**** Material provided

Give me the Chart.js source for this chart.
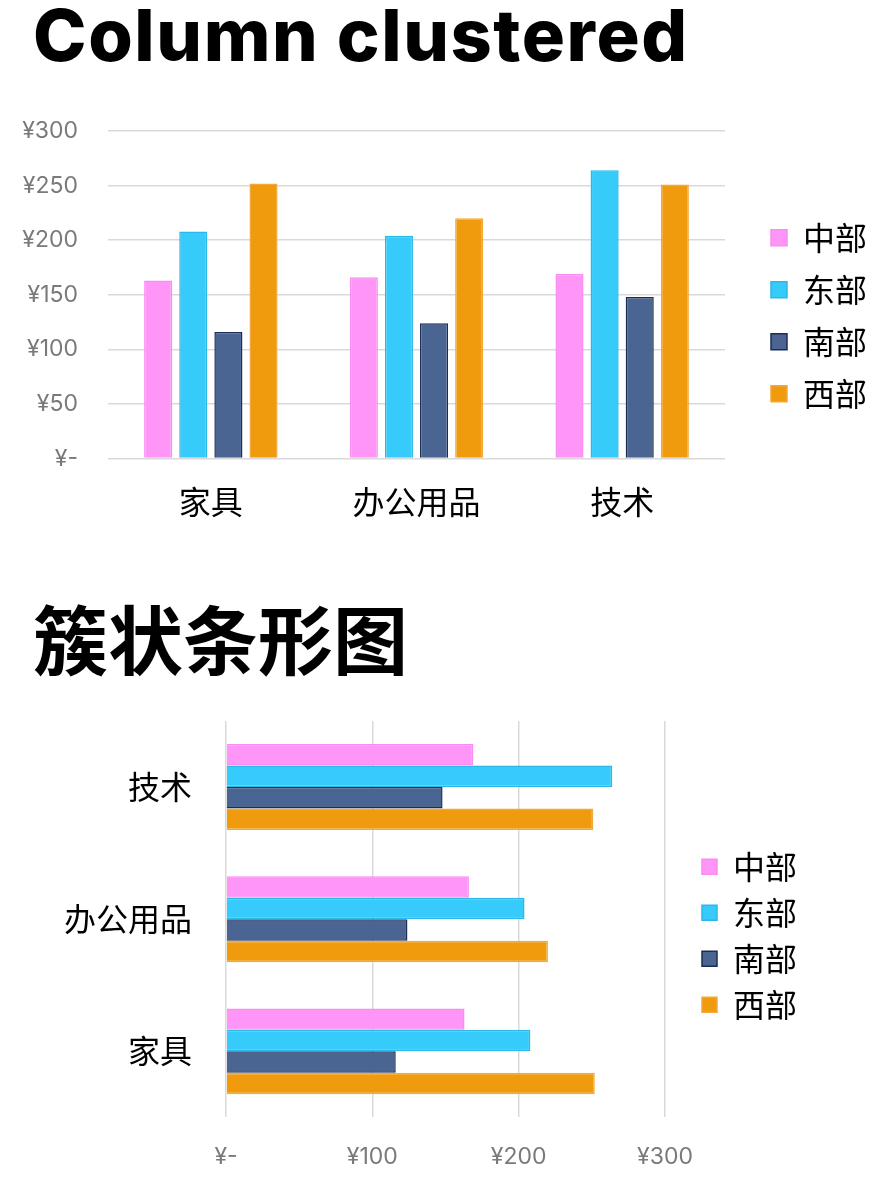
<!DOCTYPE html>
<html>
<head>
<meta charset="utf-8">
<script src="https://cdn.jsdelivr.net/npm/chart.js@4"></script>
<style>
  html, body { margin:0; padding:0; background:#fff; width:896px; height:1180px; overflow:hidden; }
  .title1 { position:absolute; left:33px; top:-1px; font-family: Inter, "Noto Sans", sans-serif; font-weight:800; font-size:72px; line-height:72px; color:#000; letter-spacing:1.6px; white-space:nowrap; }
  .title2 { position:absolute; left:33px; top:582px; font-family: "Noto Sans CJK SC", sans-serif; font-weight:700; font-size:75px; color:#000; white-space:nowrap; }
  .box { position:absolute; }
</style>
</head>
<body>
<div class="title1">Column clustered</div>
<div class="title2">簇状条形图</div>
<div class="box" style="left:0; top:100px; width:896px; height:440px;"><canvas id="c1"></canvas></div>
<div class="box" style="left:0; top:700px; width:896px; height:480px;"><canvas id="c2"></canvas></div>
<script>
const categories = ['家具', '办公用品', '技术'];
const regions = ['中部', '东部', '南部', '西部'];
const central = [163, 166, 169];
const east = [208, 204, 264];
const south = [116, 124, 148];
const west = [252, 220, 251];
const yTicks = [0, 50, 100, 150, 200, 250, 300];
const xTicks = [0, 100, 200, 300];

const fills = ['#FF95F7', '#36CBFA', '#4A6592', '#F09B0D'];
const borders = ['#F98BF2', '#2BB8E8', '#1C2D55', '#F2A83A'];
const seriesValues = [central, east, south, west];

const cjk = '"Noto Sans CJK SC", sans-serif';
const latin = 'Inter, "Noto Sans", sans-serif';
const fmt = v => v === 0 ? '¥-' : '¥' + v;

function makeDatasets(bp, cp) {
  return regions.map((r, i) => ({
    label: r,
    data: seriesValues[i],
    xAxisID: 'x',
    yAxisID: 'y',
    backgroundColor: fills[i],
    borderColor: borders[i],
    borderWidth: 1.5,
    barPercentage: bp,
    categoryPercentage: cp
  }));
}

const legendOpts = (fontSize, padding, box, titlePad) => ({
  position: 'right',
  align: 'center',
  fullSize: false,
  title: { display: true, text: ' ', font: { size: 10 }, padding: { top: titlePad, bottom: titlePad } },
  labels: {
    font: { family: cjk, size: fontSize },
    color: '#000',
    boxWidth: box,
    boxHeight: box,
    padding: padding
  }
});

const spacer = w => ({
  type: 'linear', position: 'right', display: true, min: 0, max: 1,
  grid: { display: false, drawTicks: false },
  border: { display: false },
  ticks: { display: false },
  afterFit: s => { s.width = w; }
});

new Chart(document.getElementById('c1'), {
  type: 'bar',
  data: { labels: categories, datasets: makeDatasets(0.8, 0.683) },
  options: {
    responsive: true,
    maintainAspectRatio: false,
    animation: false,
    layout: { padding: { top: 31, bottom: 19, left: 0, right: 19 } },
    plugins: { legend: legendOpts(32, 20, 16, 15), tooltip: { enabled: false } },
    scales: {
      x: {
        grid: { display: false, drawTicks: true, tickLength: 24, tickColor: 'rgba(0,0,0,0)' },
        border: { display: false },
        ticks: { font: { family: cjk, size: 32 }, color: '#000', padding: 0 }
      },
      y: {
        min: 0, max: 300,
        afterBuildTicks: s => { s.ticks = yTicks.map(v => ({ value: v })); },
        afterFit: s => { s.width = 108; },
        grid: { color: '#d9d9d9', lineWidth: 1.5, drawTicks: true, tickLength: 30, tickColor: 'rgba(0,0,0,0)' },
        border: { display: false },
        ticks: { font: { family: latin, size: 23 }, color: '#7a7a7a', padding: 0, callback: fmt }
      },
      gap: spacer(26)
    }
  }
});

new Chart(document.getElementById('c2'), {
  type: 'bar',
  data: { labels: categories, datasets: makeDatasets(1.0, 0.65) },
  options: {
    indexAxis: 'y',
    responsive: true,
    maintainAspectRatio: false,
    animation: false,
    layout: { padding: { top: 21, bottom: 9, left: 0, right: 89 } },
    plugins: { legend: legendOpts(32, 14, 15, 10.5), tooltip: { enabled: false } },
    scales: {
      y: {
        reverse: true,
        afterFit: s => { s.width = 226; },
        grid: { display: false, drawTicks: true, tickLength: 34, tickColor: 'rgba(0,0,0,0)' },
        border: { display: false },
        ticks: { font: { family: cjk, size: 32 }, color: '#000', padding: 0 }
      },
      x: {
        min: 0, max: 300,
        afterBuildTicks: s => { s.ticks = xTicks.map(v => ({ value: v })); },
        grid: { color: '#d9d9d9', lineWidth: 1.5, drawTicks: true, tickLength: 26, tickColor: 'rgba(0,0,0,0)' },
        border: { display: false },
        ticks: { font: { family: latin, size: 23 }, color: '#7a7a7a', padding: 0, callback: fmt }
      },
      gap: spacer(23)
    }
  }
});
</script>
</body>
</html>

********

Work instructions =
Leave out the pictures and print every line of the data exactly.

Task result =
Give me the Chart.js source for this chart.
<!DOCTYPE html>
<html>
<head>
<meta charset="utf-8">
<script src="https://cdn.jsdelivr.net/npm/chart.js@4"></script>
<style>
  html, body { margin:0; padding:0; background:#fff; width:896px; height:1180px; overflow:hidden; }
  .title1 { position:absolute; left:33px; top:-1px; font-family: Inter, "Noto Sans", sans-serif; font-weight:800; font-size:72px; line-height:72px; color:#000; letter-spacing:1.6px; white-space:nowrap; }
  .title2 { position:absolute; left:33px; top:582px; font-family: "Noto Sans CJK SC", sans-serif; font-weight:700; font-size:75px; color:#000; white-space:nowrap; }
  .box { position:absolute; }
</style>
</head>
<body>
<div class="title1">Column clustered</div>
<div class="title2">簇状条形图</div>
<div class="box" style="left:0; top:100px; width:896px; height:440px;"><canvas id="c1"></canvas></div>
<div class="box" style="left:0; top:700px; width:896px; height:480px;"><canvas id="c2"></canvas></div>
<script>
const categories = ['家具', '办公用品', '技术'];
const regions = ['中部', '东部', '南部', '西部'];
const central = [163, 166, 169];
const east = [208, 204, 264];
const south = [116, 124, 148];
const west = [252, 220, 251];
const yTicks = [0, 50, 100, 150, 200, 250, 300];
const xTicks = [0, 100, 200, 300];

const fills = ['#FF95F7', '#36CBFA', '#4A6592', '#F09B0D'];
const borders = ['#F98BF2', '#2BB8E8', '#1C2D55', '#F2A83A'];
const seriesValues = [central, east, south, west];

const cjk = '"Noto Sans CJK SC", sans-serif';
const latin = 'Inter, "Noto Sans", sans-serif';
const fmt = v => v === 0 ? '¥-' : '¥' + v;

function makeDatasets(bp, cp) {
  return regions.map((r, i) => ({
    label: r,
    data: seriesValues[i],
    xAxisID: 'x',
    yAxisID: 'y',
    backgroundColor: fills[i],
    borderColor: borders[i],
    borderWidth: 1.5,
    barPercentage: bp,
    categoryPercentage: cp
  }));
}

const legendOpts = (fontSize, padding, box, titlePad) => ({
  position: 'right',
  align: 'center',
  fullSize: false,
  title: { display: true, text: ' ', font: { size: 10 }, padding: { top: titlePad, bottom: titlePad } },
  labels: {
    font: { family: cjk, size: fontSize },
    color: '#000',
    boxWidth: box,
    boxHeight: box,
    padding: padding
  }
});

const spacer = w => ({
  type: 'linear', position: 'right', display: true, min: 0, max: 1,
  grid: { display: false, drawTicks: false },
  border: { display: false },
  ticks: { display: false },
  afterFit: s => { s.width = w; }
});

new Chart(document.getElementById('c1'), {
  type: 'bar',
  data: { labels: categories, datasets: makeDatasets(0.8, 0.683) },
  options: {
    responsive: true,
    maintainAspectRatio: false,
    animation: false,
    layout: { padding: { top: 31, bottom: 19, left: 0, right: 19 } },
    plugins: { legend: legendOpts(32, 20, 16, 15), tooltip: { enabled: false } },
    scales: {
      x: {
        grid: { display: false, drawTicks: true, tickLength: 24, tickColor: 'rgba(0,0,0,0)' },
        border: { display: false },
        ticks: { font: { family: cjk, size: 32 }, color: '#000', padding: 0 }
      },
      y: {
        min: 0, max: 300,
        afterBuildTicks: s => { s.ticks = yTicks.map(v => ({ value: v })); },
        afterFit: s => { s.width = 108; },
        grid: { color: '#d9d9d9', lineWidth: 1.5, drawTicks: true, tickLength: 30, tickColor: 'rgba(0,0,0,0)' },
        border: { display: false },
        ticks: { font: { family: latin, size: 23 }, color: '#7a7a7a', padding: 0, callback: fmt }
      },
      gap: spacer(26)
    }
  }
});

new Chart(document.getElementById('c2'), {
  type: 'bar',
  data: { labels: categories, datasets: makeDatasets(1.0, 0.65) },
  options: {
    indexAxis: 'y',
    responsive: true,
    maintainAspectRatio: false,
    animation: false,
    layout: { padding: { top: 21, bottom: 9, left: 0, right: 89 } },
    plugins: { legend: legendOpts(32, 14, 15, 10.5), tooltip: { enabled: false } },
    scales: {
      y: {
        reverse: true,
        afterFit: s => { s.width = 226; },
        grid: { display: false, drawTicks: true, tickLength: 34, tickColor: 'rgba(0,0,0,0)' },
        border: { display: false },
        ticks: { font: { family: cjk, size: 32 }, color: '#000', padding: 0 }
      },
      x: {
        min: 0, max: 300,
        afterBuildTicks: s => { s.ticks = xTicks.map(v => ({ value: v })); },
        grid: { color: '#d9d9d9', lineWidth: 1.5, drawTicks: true, tickLength: 26, tickColor: 'rgba(0,0,0,0)' },
        border: { display: false },
        ticks: { font: { family: latin, size: 23 }, color: '#7a7a7a', padding: 0, callback: fmt }
      },
      gap: spacer(23)
    }
  }
});
</script>
</body>
</html>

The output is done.